◆ **Information supplied**:
▬▬▬▬▬▬▬▬▬▬

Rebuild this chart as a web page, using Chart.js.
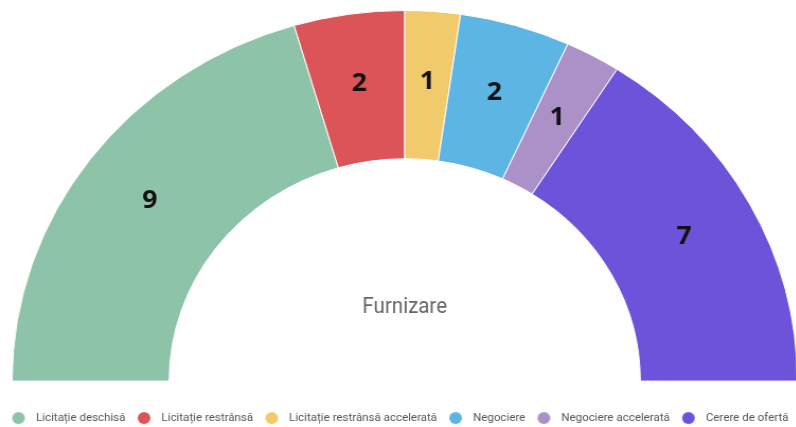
<!DOCTYPE html>
<html>
<head>
<meta charset="utf-8">
<script src="https://cdn.jsdelivr.net/npm/chart.js@4/dist/chart.umd.min.js"></script>
<style>
  html, body { margin: 0; padding: 0; background: #fff; overflow: hidden; }
  #wrap { width: 764px; height: 427px; transform: scaleX(1.0595); transform-origin: 0 0; }
</style>
</head>
<body>
<div id="wrap"><canvas id="graficoFurnizare"></canvas></div>
<script>
// Proceduri pentru furnizare
const categorii = ['Licitație deschisă', 'Licitație restrânsă', 'Licitație restrânsă accelerată', 'Negociere', 'Negociere accelerată', 'Cerere de ofertă'];
const valori = [9, 2, 1, 2, 1, 7];
const culori = ['#8dc3a8', '#db5457', '#f1ca6b', '#5db5e4', '#ac91c9', '#6d53da'];
const titluCentru = 'Furnizare';

// cerculete pentru legenda (putin mutate spre dreapta in imagine)
function cerc(culoare) {
  const c = document.createElement('canvas');
  c.width = 18;
  c.height = 14;
  const g = c.getContext('2d');
  g.fillStyle = culoare;
  g.beginPath();
  g.arc(11, 7, 6, 0, Math.PI * 2);
  g.fill();
  return c;
}
const cercuri = culori.map(cerc);

// numerele pe fiecare felie, putin spre exterior
const eticheteFelii = {
  id: 'eticheteFelii',
  afterDatasetsDraw(chart) {
    const ctx = chart.ctx;
    const meta = chart.getDatasetMeta(0);
    ctx.save();
    ctx.font = '700 25px "Open Sans"';
    ctx.fillStyle = '#111';
    ctx.textAlign = 'center';
    ctx.textBaseline = 'middle';
    meta.data.forEach(function (arc, i) {
      const p = arc.getProps(['x', 'y', 'startAngle', 'endAngle', 'innerRadius', 'outerRadius']);
      const mid = (p.startAngle + p.endAngle) / 2;
      const r = (p.innerRadius + p.outerRadius) / 2 + 4;
      ctx.fillText(String(chart.data.datasets[0].data[i]), p.x + Math.cos(mid) * r, p.y + Math.sin(mid) * r);
    });
    ctx.restore();
  }
};

// textul din centru
const textCentru = {
  id: 'textCentru',
  afterDraw(chart) {
    const arc = chart.getDatasetMeta(0).data[0];
    if (!arc) return;
    const ctx = chart.ctx;
    ctx.save();
    ctx.translate(arc.x, arc.y - 68);
    ctx.scale(0.88, 1);
    ctx.font = '22px Roboto';
    ctx.fillStyle = '#666';
    ctx.textAlign = 'center';
    ctx.textBaseline = 'alphabetic';
    ctx.fillText(titluCentru, 0, 0);
    ctx.restore();
  }
};

const graficoFurnizare = document.getElementById('graficoFurnizare');
new Chart(graficoFurnizare, {
  type: 'doughnut',
  data: {
    labels: categorii,
    datasets: [{
      data: valori,
      backgroundColor: culori,
      borderColor: '#fff',
      borderWidth: 1
    }]
  },
  options: {
    responsive: true,
    maintainAspectRatio: false,
    animation: false,
    rotation: -90,
    circumference: 180,
    cutout: '60%',
    layout: { padding: { top: 10, left: 0, right: 0, bottom: -6.5 } },
    plugins: {
      tooltip: { enabled: false },
      legend: {
        position: 'bottom',
        align: 'start',
        title: { display: true, text: '', font: { size: 10 }, padding: { top: 16.5, bottom: 0 } },
        labels: {
          usePointStyle: true,
          pointStyleWidth: 26,
          boxHeight: 11,
          padding: 2.5,
          color: '#555',
          font: { family: 'Roboto', size: 10.9 },
          generateLabels(chart) {
            const items = Chart.overrides.doughnut.plugins.legend.labels.generateLabels(chart);
            items.forEach(function (it, i) { it.pointStyle = cercuri[i]; });
            return items;
          }
        }
      }
    }
  },
  plugins: [eticheteFelii, textCentru]
});
</script>
</body>
</html>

▬▬▬▬▬▬▬▬▬▬

◆ **What to produce**: Print each line of the material above exactly, with the pictures removed from your copy.

◆ **Written reply**:
Rebuild this chart as a web page, using Chart.js.
<!DOCTYPE html>
<html>
<head>
<meta charset="utf-8">
<script src="https://cdn.jsdelivr.net/npm/chart.js@4/dist/chart.umd.min.js"></script>
<style>
  html, body { margin: 0; padding: 0; background: #fff; overflow: hidden; }
  #wrap { width: 764px; height: 427px; transform: scaleX(1.0595); transform-origin: 0 0; }
</style>
</head>
<body>
<div id="wrap"><canvas id="graficoFurnizare"></canvas></div>
<script>
// Proceduri pentru furnizare
const categorii = ['Licitație deschisă', 'Licitație restrânsă', 'Licitație restrânsă accelerată', 'Negociere', 'Negociere accelerată', 'Cerere de ofertă'];
const valori = [9, 2, 1, 2, 1, 7];
const culori = ['#8dc3a8', '#db5457', '#f1ca6b', '#5db5e4', '#ac91c9', '#6d53da'];
const titluCentru = 'Furnizare';

// cerculete pentru legenda (putin mutate spre dreapta in imagine)
function cerc(culoare) {
  const c = document.createElement('canvas');
  c.width = 18;
  c.height = 14;
  const g = c.getContext('2d');
  g.fillStyle = culoare;
  g.beginPath();
  g.arc(11, 7, 6, 0, Math.PI * 2);
  g.fill();
  return c;
}
const cercuri = culori.map(cerc);

// numerele pe fiecare felie, putin spre exterior
const eticheteFelii = {
  id: 'eticheteFelii',
  afterDatasetsDraw(chart) {
    const ctx = chart.ctx;
    const meta = chart.getDatasetMeta(0);
    ctx.save();
    ctx.font = '700 25px "Open Sans"';
    ctx.fillStyle = '#111';
    ctx.textAlign = 'center';
    ctx.textBaseline = 'middle';
    meta.data.forEach(function (arc, i) {
      const p = arc.getProps(['x', 'y', 'startAngle', 'endAngle', 'innerRadius', 'outerRadius']);
      const mid = (p.startAngle + p.endAngle) / 2;
      const r = (p.innerRadius + p.outerRadius) / 2 + 4;
      ctx.fillText(String(chart.data.datasets[0].data[i]), p.x + Math.cos(mid) * r, p.y + Math.sin(mid) * r);
    });
    ctx.restore();
  }
};

// textul din centru
const textCentru = {
  id: 'textCentru',
  afterDraw(chart) {
    const arc = chart.getDatasetMeta(0).data[0];
    if (!arc) return;
    const ctx = chart.ctx;
    ctx.save();
    ctx.translate(arc.x, arc.y - 68);
    ctx.scale(0.88, 1);
    ctx.font = '22px Roboto';
    ctx.fillStyle = '#666';
    ctx.textAlign = 'center';
    ctx.textBaseline = 'alphabetic';
    ctx.fillText(titluCentru, 0, 0);
    ctx.restore();
  }
};

const graficoFurnizare = document.getElementById('graficoFurnizare');
new Chart(graficoFurnizare, {
  type: 'doughnut',
  data: {
    labels: categorii,
    datasets: [{
      data: valori,
      backgroundColor: culori,
      borderColor: '#fff',
      borderWidth: 1
    }]
  },
  options: {
    responsive: true,
    maintainAspectRatio: false,
    animation: false,
    rotation: -90,
    circumference: 180,
    cutout: '60%',
    layout: { padding: { top: 10, left: 0, right: 0, bottom: -6.5 } },
    plugins: {
      tooltip: { enabled: false },
      legend: {
        position: 'bottom',
        align: 'start',
        title: { display: true, text: '', font: { size: 10 }, padding: { top: 16.5, bottom: 0 } },
        labels: {
          usePointStyle: true,
          pointStyleWidth: 26,
          boxHeight: 11,
          padding: 2.5,
          color: '#555',
          font: { family: 'Roboto', size: 10.9 },
          generateLabels(chart) {
            const items = Chart.overrides.doughnut.plugins.legend.labels.generateLabels(chart);
            items.forEach(function (it, i) { it.pointStyle = cercuri[i]; });
            return items;
          }
        }
      }
    }
  },
  plugins: [eticheteFelii, textCentru]
});
</script>
</body>
</html>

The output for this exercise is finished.